"Of course the post office order can be traced, and we shall endeavour to find out who changed it, if it has been changed, but it will not be found that Mr. Arthur Murray had anything to do with it," concluded the lawyer.
This was the way in which Mr. Andrews turned the tables on Lady Mary, for the magistrate admitted in his speech that nothing was more likely than that the suggestion Mr. Andrews had made was the true solution of the mystery concerning the disappearance of the letter. He then assured Arthur that he left the court without the slightest stain upon his character, and congratulated him on being able to prove his innocence of all share in the theft.
No names were mentioned, and Mr. Simmons could not say a word against the letter being spoken of, but it annoyed him exceedingly, for he had seen Lady Mary, and she had expressed her opinion that Arthur could still be charged with stealing the letter and post office order. She was not in court, or she might have made the charge there and then, and declared, what in truth her blind prejudice had made her believe, that Arthur had prompted her son to cash the cheque, and had shared in the proceeds of both cheque and post office order, quite ignoring the fact that a post office order must be signed by the receiver of the money. She would never have believed that her darling had touched it, if she had not received a telegram from her brother, more incisive than polite, telling her not to be a fool and stir up dirty water, before she received a letter from him.
If this telegram had reached her ladyship a few hours earlier, Arthur would not have been arrested, but by the time Mr. Simmons received it, Arthur was in the cells, and Mr. Andrews was hunting up the necessary evidence to prove his innocence, which so seriously compromised Adrian.
The fact was, when Adrian rushed off to London to get out of the way, he found that his uncle asked so many questions as to the reason for his sudden arrival that he had to make a clean breast of the whole matter, and admit that he had cashed the cheque to pay a debt for which he was being pressed. Upon hearing this, Lord Lismore telegraphed to his sister, and wrote, saying that the culprit was Adrian himself, but that she was to blame for keeping the lad idling at home when he ought to be preparing himself for some useful life.
"It will never do for him to come back to that place, where he seems by his own account to have got into bad company, but you must spend a little of the money upon him now, that you have been hoarding. It is all very well to try and leave the lad a fortune, but you would be showing him more true kindness, if you spent something in helping him to make his own, or at least putting him in the way of earning his living decently as honourable men do. The best thing you can do for the lad is to let him go into the army.

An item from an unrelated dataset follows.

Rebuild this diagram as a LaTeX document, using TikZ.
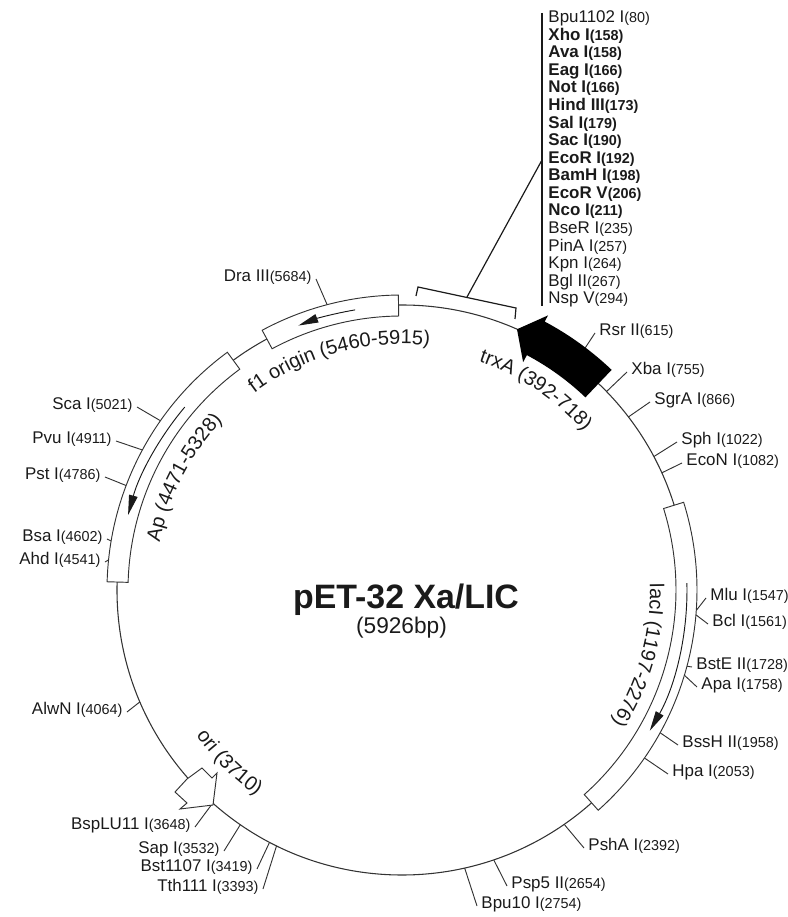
\documentclass[tikz,border=0pt]{standalone}
\usepackage{xcolor}
\usepackage{fontspec}
\setmainfont{Liberation Sans}
\usetikzlibrary{arrows.meta,decorations.text}
\definecolor{linegray}{HTML}{333333}
\definecolor{inkgray}{HTML}{1A1A1A}
\newcommand{\genefont}{\fontsize{15}{18}\selectfont}
\newcommand{\sitelbl}[2]{{\fontsize{12.7}{15}\selectfont #1}{\fontsize{10.8}{12}\selectfont(#2)}}
\begin{document}
\begin{tikzpicture}[
  x=0.75pt, y=0.75pt,
  line width=0.7pt,
  backbone/.style={draw=linegray, line width=0.8pt},
  tick/.style={draw=linegray, line width=0.7pt},
  genebox/.style={draw=linegray, line width=0.7pt, fill=white},
  genearrow/.style={draw=inkgray, line width=0.7pt, -{Stealth[length=15pt, width=6.5pt, inset=0pt]}},
  sitelabel/.style={text=inkgray, inner xsep=3pt, inner ysep=1pt},
  mcslabel/.style={text=inkgray, anchor=west, inner xsep=0pt, inner ysep=1pt},
  genelabel/.style={decorate, decoration={text along path, text align=center, text color=inkgray, text={|\genefont|#1}}}
]
  \useasboundingbox (-402,-327) rectangle (386,590);
  % plasmid backbone
  \coordinate (hub) at (0,0);
  \draw[backbone] (hub) circle (285);

  % restriction sites outside the polylinker
  \foreach \name/\num/\rad/\ex/\ey/\side [count=\i] in {
    Rsr II/615/285/193/257/west, Xba I/755/285/225/218/west,
    SgrA I/866/285/248/188/west, Sph I/1022/285/275/148/west,
    EcoN I/1082/285/280/127/west, Mlu I/1547/295/304/-8/west,
    Bcl I/1561/295/306/-34/west, BstE II/1728/295/290/-77/west,
    Apa I/1758/295/295/-97/west, BssH II/1958/295/276/-155/west,
    Hpa I/2053/295/266/-184/west, PshA I/2392/285/182/-258/west,
    Psp5 II/2654/285/105/-296/west, Bpu10 I/2754/285/75/-316/west,
    Tth111 I/3393/285/-139/-299/east, Bst1107 I/3419/285/-145/-279/east,
    Sap I/3532/285/-178/-261/east, BspLU11 I/3648/285/-207/-237/east,
    AlwN I/4064/285/-275/-122/east, Ahd I/4541/295/-297/28/east,
    Bsa I/4602/295/-295/51/east, Pst I/4786/295/-297/113/east,
    Pvu I/4911/295/-286/149/east, Sca I/5021/295/-265/183/east,
    Dra III/5684/295/-86/311/east}
  {
    \pgfmathsetmacro{\ang}{90-\num/5926*360}
    \coordinate (cut\i) at (\ang:\rad);
    \coordinate (end\i) at (\ex,\ey);
    \node[sitelabel, anchor=\side] (site\i) at ([yshift=1.5pt]end\i) {\sitelbl{\name}{\num}};
    \draw[tick] (cut\i) -- (end\i);
  }

  % gene boxes
  \draw[genebox] (178.4:274) arc[start angle=178.4, end angle=126.3, radius=274]
    -- (126.3:295) arc[start angle=126.3, end angle=178.4, radius=295] -- cycle;
  \draw[genebox] (118.3:274) arc[start angle=118.3, end angle=90.7, radius=274]
    -- (90.7:295) arc[start angle=90.7, end angle=118.3, radius=295] -- cycle;
  \draw[genebox] (17.3:274) arc[start angle=17.3, end angle=-48.3, radius=274]
    -- (-48.3:295) arc[start angle=-48.3, end angle=17.3, radius=295] -- cycle;

  % direction arrows inside the boxes
  \draw[genearrow] (139.9:284) arc[start angle=139.9, end angle=164.7, radius=284];
  \draw[genearrow] (99.5:284) arc[start angle=99.5, end angle=111.4, radius=284];
  \draw[genearrow] (1.4:285) arc[start angle=1.4, end angle=-29.6, radius=285];

  % trxA and ori
  \fill[black] (66.2:285) -- (62:311) -- (62:304) arc[start angle=62, end angle=46.4, radius=304]
    -- (46.4:266) arc[start angle=46.4, end angle=62, radius=266] -- (62:258) -- cycle;
  \draw[genebox] (-215,-189) -- (-200,-178) -- (-190,-188) -- (-185,-183) -- (-189,-215)
    -- (-222,-219) -- (-215,-213) -- (-227,-202) -- cycle;

  % gene names
  \path[genelabel={f1 origin (5460-5915)}] (135.25:246) arc[start angle=135.25, end angle=75.25, radius=246];
  \path[genelabel={Ap (4471-5328)}] (177.7:247) arc[start angle=177.7, end angle=127.7, radius=247];
  \path[genelabel={trxA (392-718)}] (81.2:241) arc[start angle=81.2, end angle=31.2, radius=241];
  \path[genelabel={lacI (1197-2276)}] (14.65:248) arc[start angle=14.65, end angle=-45.35, radius=248];
  \path[genelabel={ori (3710)}] (200:252) arc[start angle=200, end angle=250, radius=252];

  % polylinker bracket and list
  \coordinate (brkA) at (14,294);
  \coordinate (brkB) at (16,303);
  \coordinate (brkC) at (114,282);
  \coordinate (brkD) at (113,271);
  \coordinate (brkMid) at (65,293);
  \coordinate (listTop) at (140,577);
  \coordinate (listBot) at (140,284);
  \coordinate (listMid) at (140,430);
  \draw[draw=inkgray, line width=0.9pt] (brkA) -- (brkB) -- (brkC) -- (brkD);
  \draw[draw=inkgray, line width=0.9pt] (brkMid) -- (listMid);
  \draw[draw=inkgray, line width=0.9pt] (listTop) -- (listBot);
  \foreach \name/\num/\wt [count=\i from 0] in {
    Bpu1102 I/80/\mdseries, Xho I/158/\bfseries, Ava I/158/\bfseries,
    Eag I/166/\bfseries, Not I/166/\bfseries, Hind III/173/\bfseries,
    Sal I/179/\bfseries, Sac I/190/\bfseries, EcoR I/192/\bfseries,
    BamH I/198/\bfseries, EcoR V/206/\bfseries, Nco I/211/\bfseries,
    BseR I/235/\mdseries, PinA I/257/\mdseries, Kpn I/264/\mdseries,
    Bgl II/267/\mdseries, Nsp V/294/\mdseries}
  {
    \node[mcslabel] (mcs\i) at (146,571.7-17.56*\i) {\wt\sitelbl{\name}{\num}};
  }

  % plasmid name
  \node[text=inkgray, inner sep=0pt, font=\fontsize{25.4}{30}\selectfont\bfseries] (title) at (4,-10) {pET-32 Xa/LIC};
  \node[text=inkgray, inner sep=0pt, font=\fontsize{17}{20}\selectfont] (size) at (-0.5,-38) {(5926bp)};
\end{tikzpicture}
\end{document}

He says he would like that better than anything else, and so it would be better to send him to an establishment where they prepare young men for passing the necessary examinations."
"Of course you will have to spend some money, but you may as well do it in making him a useful man as let him waste it in loafing around billiard saloons, which seems to be all he has done lately."
Lady Mary went almost frantic as she read this letter, but she knew that what her brother said was true, and that she would have to give up what had of late years become the dream of her life, and let Arthur Murray succeed to his inheritance just when it was likely to become profitable.
The letter she received from Mr. Simmons made her the more willing to do this, for how could she prove that Adrian did not appropriate the whole of the proceeds of the cheque for his own use. One thing was certain, he could never show his face in Fairmead again, now that this had all been made public. And so she wrote to her brother, asking him to make the necessary arrangements for Adrian to be placed under the care of a suitable instructor to fit him for entering the army.
This was a fortunate thing for the lad, or he would inevitably have drifted from bad to worse, and from robbing his mother, he might have proceeded to rob others, and thus have entered upon a career of crime instead of having the chance to live a useful life.
Mr. Andrews was soon informed that the necessary deeds and securities would be handed over to him by Mr. Simmons at an early date, and the money he held to redeem them would be accepted by Lady Mary without further dispute.